Логика Веремеева казалась достаточно убедительной, и оба милиционера тут же вернулись к прерванному занятию, потребовав у бабульки, если, конечно же, есть, предъявить документы, подтверждающие ее личность. И вообще «во избежание всяких внештатных случаев», как выразился подполковник, выложить из карманов на стол все вещи, какие у нее только имеются. Но никаких документов, подтверждающих личность Ольховской, не обнаружилось. А из вещей при себе оказалась из потемневшего от времени дерева увесистая коробка, старая колода карт да деньги мелочью рублей где-то на десять. И больше ничего.
Веремеев взял осторожно коробку в руки и, натянуто улыбнувшись, произнес:
— С вашего разрешения, пани Ядвига, можно полюбопытствовать, что находится в этой коробочке? — И он приподнял деревянную крышку.
На алом бархате, устилавшем дно деревянной сокровищницы, покоилось вырезанное из красивого разноцветного камня довольно внушительное выпуклое изображение в овальной золотистой оправе бледных профилей каких-то знатных молодых людей, мужчины и женщины, живших, очевидно, очень давно, о чем говорил исключительной работы шлем с крылатым драконом, венчавший голову мужчины…
Веремеев почувствовал внезапно охватившее его волнение и предательскую дрожь в руках.

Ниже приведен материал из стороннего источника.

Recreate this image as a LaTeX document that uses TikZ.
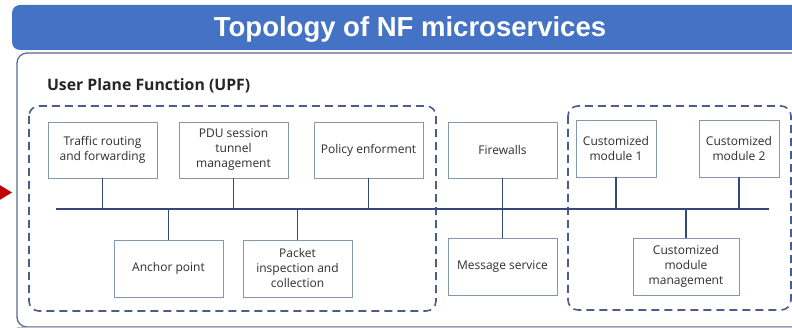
\documentclass[tikz,border=0pt]{standalone}
\usepackage{fontspec}
\setmainfont{Open Sans}
\newfontfamily\titlefont{Liberation Sans}
\begin{document}
\begin{tikzpicture}[x=1pt,y=-1pt,
  every node/.style={inner sep=0pt, outer sep=0pt},
  svc/.style={draw=boxedge, line width=0.9pt, fill=white, align=center,
    font=\fontsize{12}{15}\selectfont, text=txt},
  bus/.style={draw=busline, line width=1.4pt},
  group/.style={draw=grpedge, line width=1.6pt, dash pattern=on 8pt off 5pt, rounded corners=10pt}]
\definecolor{titleblue}{HTML}{4472C4}
\definecolor{boxedge}{HTML}{8497B0}
\definecolor{busline}{HTML}{34497A}
\definecolor{grpedge}{HTML}{4A5D8C}
\definecolor{outeredge}{HTML}{5A6A8C}
\definecolor{txt}{HTML}{2E2E2E}
\definecolor{arrowred}{HTML}{C00000}
\useasboundingbox (0,0) rectangle (792,328);
\clip (0,0) rectangle (792,328);

% heading bar
\fill[titleblue, rounded corners=8pt] (12,5) rectangle (810,50);
\node[text=white, font=\titlefont\bfseries\fontsize{27.5}{30}\selectfont] (title) at (410,29) {Topology of NF microservices};

% outer panel
\draw[outeredge, line width=1.3pt, fill=white, rounded corners=10pt] (17,53) rectangle (820,327);
\draw[gray!50, line width=0.8pt] (17,327.3) -- (792,327.3);

% entry arrow
\fill[arrowred] (-2,184) -- (12,192.5) -- (-2,201) -- cycle;

\node[anchor=west, font=\bfseries\fontsize{15.8}{18}\selectfont, text=black!85] (upf) at (47,86) {User Plane Function (UPF)};

% grouping frames
\draw[group] (29,106) rectangle (436,311);
\draw[group] (568,106) rectangle (791,310);

% services
\node[svc, minimum width=109pt, minimum height=56pt] (trf) at (102.5,150) {Traffic routing\\and forwarding};
\node[svc, minimum width=109pt, minimum height=56pt] (pdu) at (233.5,150) {PDU session\\tunnel\\management};
\node[svc, minimum width=109pt, minimum height=56pt] (pol) at (368.5,150) {Policy enforment};
\node[svc, minimum width=109pt, minimum height=56pt] (fw) at (502.5,150) {Firewalls};
\node[svc, minimum width=80pt, minimum height=57pt] (cm1) at (616,148.5) {Customized\\module 1};
\node[svc, minimum width=80pt, minimum height=57pt] (cm2) at (739,148.5) {Customized\\module 2};
\node[svc, minimum width=109pt, minimum height=57pt] (anc) at (168.5,268.5) {Anchor point};
\node[svc, minimum width=109pt, minimum height=57pt] (pkt) at (297.5,268.5) {Packet\\inspection and\\collection};
\node[svc, minimum width=109pt, minimum height=57pt] (msg) at (502.5,266.5) {Message service};
\node[svc, minimum width=106pt, minimum height=57pt] (cmm) at (686,266.5) {Customized\\module\\management};

% shared bus
\coordinate (busL) at (56,209);
\coordinate (busR) at (769,209);
\draw[bus] (busL) -- (busR);
\foreach \n in {trf,pdu,pol,fw,cm1,cm2}
  \draw[bus] (\n.south) -- (\n.south |- busL);
\foreach \n in {anc,pkt,msg,cmm}
  \draw[bus] (\n.north) -- (\n.north |- busL);
\end{tikzpicture}
\end{document}
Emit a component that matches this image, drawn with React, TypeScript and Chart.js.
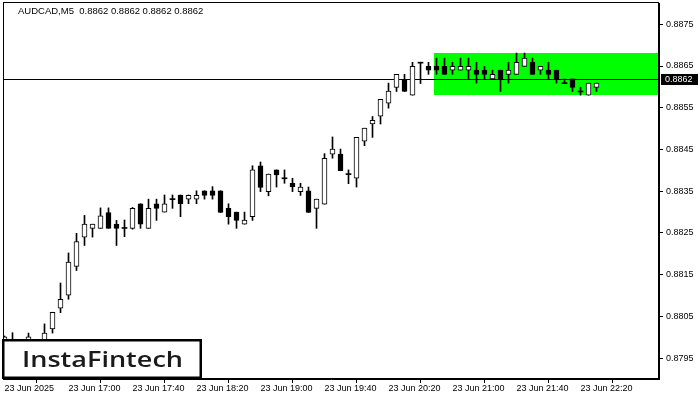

«Экая же красота! Черт бы меня побрал! А Михаил-то Наумович, кажись, не промах! Совсем не промах! Уж не Александр ли Македонский здесь изображен? Возможно, со своей женой или там с пассией какой сердечной? — Подполковник сделал глотательное движение и почувствовал сухость во рту. — И на сколько же зелененьких президентов, интересно, эта вещица потянет, раз он целых три восклицательных знака на бумаге понацарапал? Первый раз за все время их совместной работы. Неспроста. Это важный и, можно сказать, принципиальнейший вопрос. Да. Как бы тут нам с тобой не опростоволоситься, уважаемый Олег Романович. А то ведь эта хитрая лисица Равиковский обведет вокруг пальца кого угодно. В два счета. Подметки с ботинок сдерет, и не заметишь. Тут в прямом смысле этого слова своей башкой постоянно рискуешь, а он каждый раз жмется и жмется. Просто до неприличия. Все приходится прямо из глотки с силой выдирать. Ох, и неблагодарный же сукин сын этот Миша! Так ведь и дом никогда не достроишь. Деньги, как в песок, утекают. А к осени надо бы закончить. На зиму пора уже в собственном бассейне расслабляться. Да и новая машина в чужом гараже скучает. Пора, пора в родные стены перебираться. Нет, надо Михаила Наумовича в этот раз как следует потрясти, а то он уже обнаглел до предела. Не обеднеет. Хватит прикидываться беднячком. Уж кто-кто, а он-то, Веремеев, все знает про обратную сторону медали скромного на вид директора антикварного магазина Равиковского. Сам разъезжает на старой „пятерке“, а под парами пятисотый „мерин“ нетерпеливо копытами бьет и джип новенький „Ленд Круизер“ в засаде притаился. Вот уж кому-кому, а ему-то, подполковнику Веремееву, не надобно пыль в глаза пускать. Не на ватной фабрике все же работаем и кое-какими необходимыми возможностями обладаем».